A proud selfie holding up my patrol point on the campsite. The sky seems to get cut off, possibly by this being the first photo of the film roll.

By Monday morning, I was filthy, muddy, sweaty, exhausted, dented, very glad I’d been but very glad I was going home. Will I go again next year? At the moment I’m thinking probably not. This particularly festival is all about the activities for me and I think I’ve done all the activities that I want to do. They vary a little from year to year but I can’t see them producing enough exciting new activities that I’m willing to spend that much to go, to walk that kind of distance over the weekend and get that filthy and exhausted. The ones I’d be excited about are the ones I can do myself – of course I was tempted by the paddleboarding but why am I paying to go to a festival to go paddleboarding when I can do that at home for free on my own board? Equally, if there’s anything that pops up that I really want to do, chances are I can find somewhere to do it. Elementary ticket is £245 for Veterans. It’s not worth paying that for a fifty-minute session on that thing I’m excited to do plus a whole weekend of time-filling activities when it’s entirely possible I can find a full-day introduction to that activity for £100 and get to come home to my own bed.

The Sanctuary - an area of hot tubs, saunas and wine in the forest.

So, no. I probably won’t go back. But I’m glad I’ve been, I had fun, I got to try out a load of things I’ve had half an eye on, I’ve learned quite a bit about myself and I’ve had an adventure. I recommend you give it a go too.

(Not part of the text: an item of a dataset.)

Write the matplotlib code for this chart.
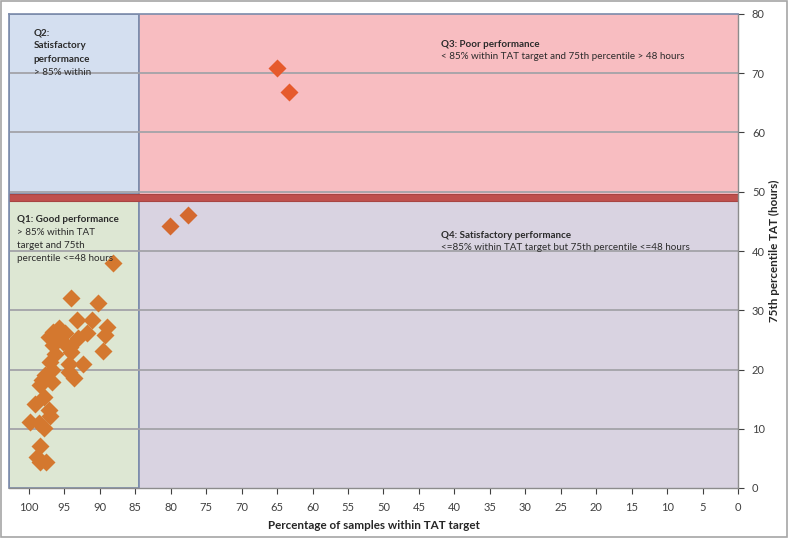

And if you want to do things like Camp Wildfire but in a less chaotic way and with someone else’s children, Guiding and Scouting both have their festivals. I’ll be off to Sparkle & Ice before I know it, where both me and my girls will have the opportunity to have a go on zip wires, abseiling towers, archery, crafts, high ropes, astronomy and basically everything Camp Wildfire has to offer except the alcohol. Put your money where your mouth is, fake Scouts of Camp Wildfire – go and volunteer with real Scouts and Guides.